Tracy Chapman and Luke Combs at the Grammys were singing Fast Car, and suddenly I was bawling my eyes out. What was that? And why then? In the countless times I have heard that song, including when I bought the vinyl back in the ’80s, I don’t think I ever really heard it the way I did watching at that moment. Me at 65 was hearing something very different from me at 30. Perhaps growing older, and growing up, helps us to become more present with and less scared of our feelings? Maybe it was the show itself, which was an all-ages extravaganza.
As past AGEIST cover profile John Loken, who was there live and helped produce the show, put it, “I think one of the reasons the Grammys still resonates with younger audiences, 66 years in, is because it honors that sacred bond between fan and artist. Popular music has always traced the line between reality and our dreams. So, when 80-year-old Joni sang, ‘I really don’t know life at all’ on Sunday night, and cracked a knowing smile at the audience, there wasn’t a dry eye in the house.” Some notable past award shows — remember the slap? — have famously completely run off the rails, but not this one. The whole show beamed positivity. It felt like a mutually supportive village; people celebrating each other, cheering each other on, rather than a competition — humanity showing its best when we are creative and supportive across age, race and gender lines.

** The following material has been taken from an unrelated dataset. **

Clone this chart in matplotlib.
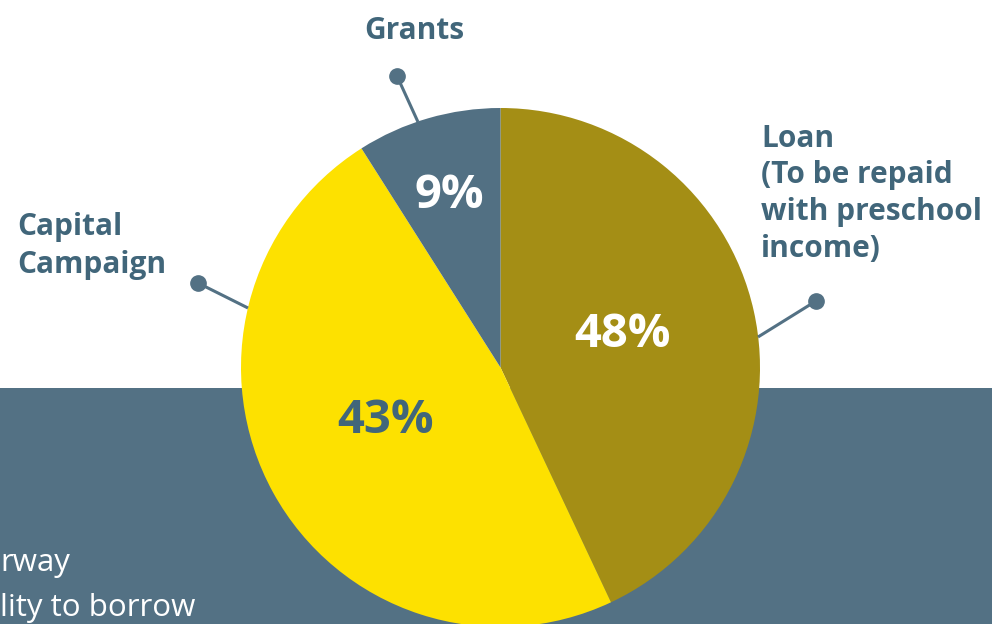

It is not just powerfully sublime performances like these that get me; Ted Lasso just kills me. I’ll be in a puddle of tears, guaranteed pretty much each episode. There will be some moment I see something, even on social media, and then suddenly I am bawling. This simply did not happen in my 20s. The only thing I can think of is that now I have come to understand that these feelings won’t kill me, that it is ok to have them, and maybe even express them. Like so many things in life, experience has informed us that most of what we fear is just not real, that we are much stronger than we think we are, and it was actually our self-fear that had been handicapping us from more fully experiencing the wonders of being who we are.